The Nightingale review: rape, revenge, and the horrors buried in Australia's past

Aisling Franciosi and Baykali Ganambarr in Jennifer Kent's The Nightingale
Aisling Franciosi and Baykali Ganambarr in Jennifer Kent's The Nightingale

Dir: Jennifer Kent. Cast: Aisling Franciosi, Sam Claflin, Baykali Ganambarr, Damon Herriman, Harry Greenwood, Ewen Leslie, Michael Sheasby. 18 cert, 136 mins

Jennifer Kent made such a bewitching debut with The Babadook that all eyes were on her next project – a hard-hitting frontier western about rape, revenge and ethnic cleansing in 1825 Tasmania, when it was the penal colony known as Van Diemen’s Land. Kent has stepped outdoors, roaming a bleak and blood-soaked terrain this time, in stark contrast to The Babadook’s chamber-piece intensity. And there’s nothing at all supernatural about the horrors in The Nightingale.

The Fall’s Aisling Franciosi plays Clare, an Irish convict working as a servant (and singer-on-demand) at a British Army barracks during the anti-Aboriginal Black War. She awaits a long-promised order of release, so she can live free with her husband (Michael Sheasby) and baby daughter. But Lt Hawkins (Sam Claflin), feeding his basest appetites while anticipating transfer to a captaincy elsewhere, is not the kind of man to make this easy.

Hawkins and two of his underlings, played by an unsavoury Damon Herriman and a freaked-out Harry Greenwood, inflict every nightmare imaginable on Clare and her family, in a bluntly horrifying scene of gang rape and double murder half an hour in, which Kent makes us face full-on, from Franciosi’s helpless point of view, in a grimy cabin. Clare emerges brutalised to within an inch of her life, but once the tears have dried, she’s reborn as a grim-visaged angel of vengeance with nothing left to lose.

Over the sprawling, exhausting 100-odd minutes that remain, she hunts down the culprits as they trek over hill and dale to the northern town of Launceston, where Hawkins is bound for his promotion. Her only ally is Billy (Baykali Ganambarr) an Aboriginal tracker who shares her loathing for the English without knowing the full cause of her suffering. When Clare catches up with her first, wounded quarry and bludgeons his face into an unrecognisable pulp, even Billy recognises a possibly more specific vendetta than your average pommie-bashing.

Hostilities between the British soldiers and the film’s other black characters flare up repeatedly, underlining the period’s routine abuses of power – a hapless character played by Magnolia Maymuru is gang-raped and gets no chance to avenge it. The burden of retribution is placed, symbolically, in the hands of Clare and Billy, who feel like heroes ahead of time, delivering a brand of counter-historical payback not dissimilar from Jamie Foxx’s cathartic sprees in Django Unchained.

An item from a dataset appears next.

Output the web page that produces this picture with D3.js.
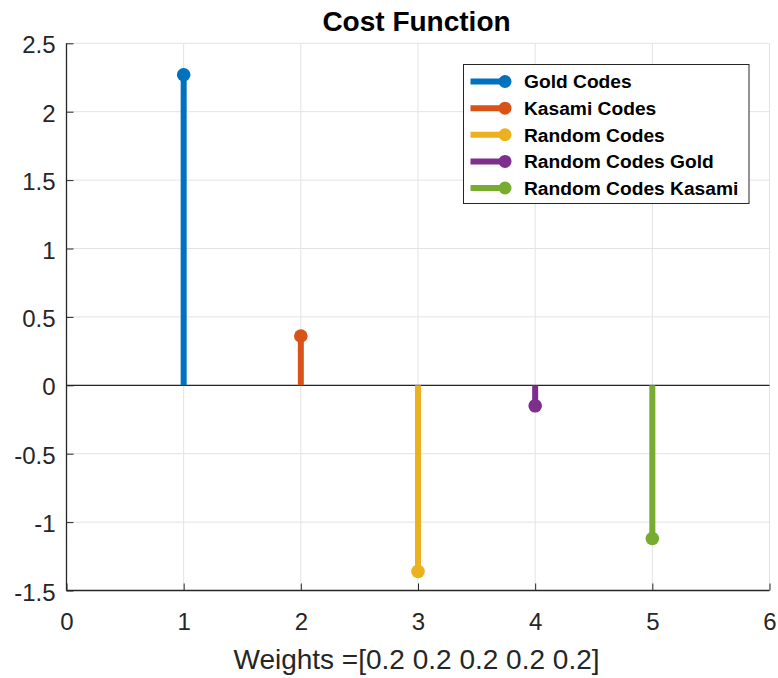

Sunless and despairing, Kent’s style is much less gleeful than Tarantino’s, and she refuses to give the Devil the best lines: her villains aren’t flamboyant predators like his, but small, squalid men defined by rank opportunism. Her film’s intent – an exorcism of colonial brutality, on behalf of those who couldn’t escape it – is as obvious as its revenge-western template. And while it mostly succeeds at fusing these things, the emotional force of The Babadook is definitely missed.

Perhaps that film’s remarkable acting from Essie Davis and Noah Wiseman pushed it over the top. No one here lets the side down, but there’s not one performance you’d call inspired: Franciosi and Ganambarr do grit and grievance well enough, but the film doesn’t make their makeshift alliance soar.

The running time might suggest a rogue epic, bursting forth from generic constraints, but it shackles itself to mainly predictable outcomes. While she ruthlessly exposes the unexpiated atrocities in Australia’s past, Kent has smartly pillaged all the old horseback conventions to do her bidding. But she’s halfway stuck within them, too.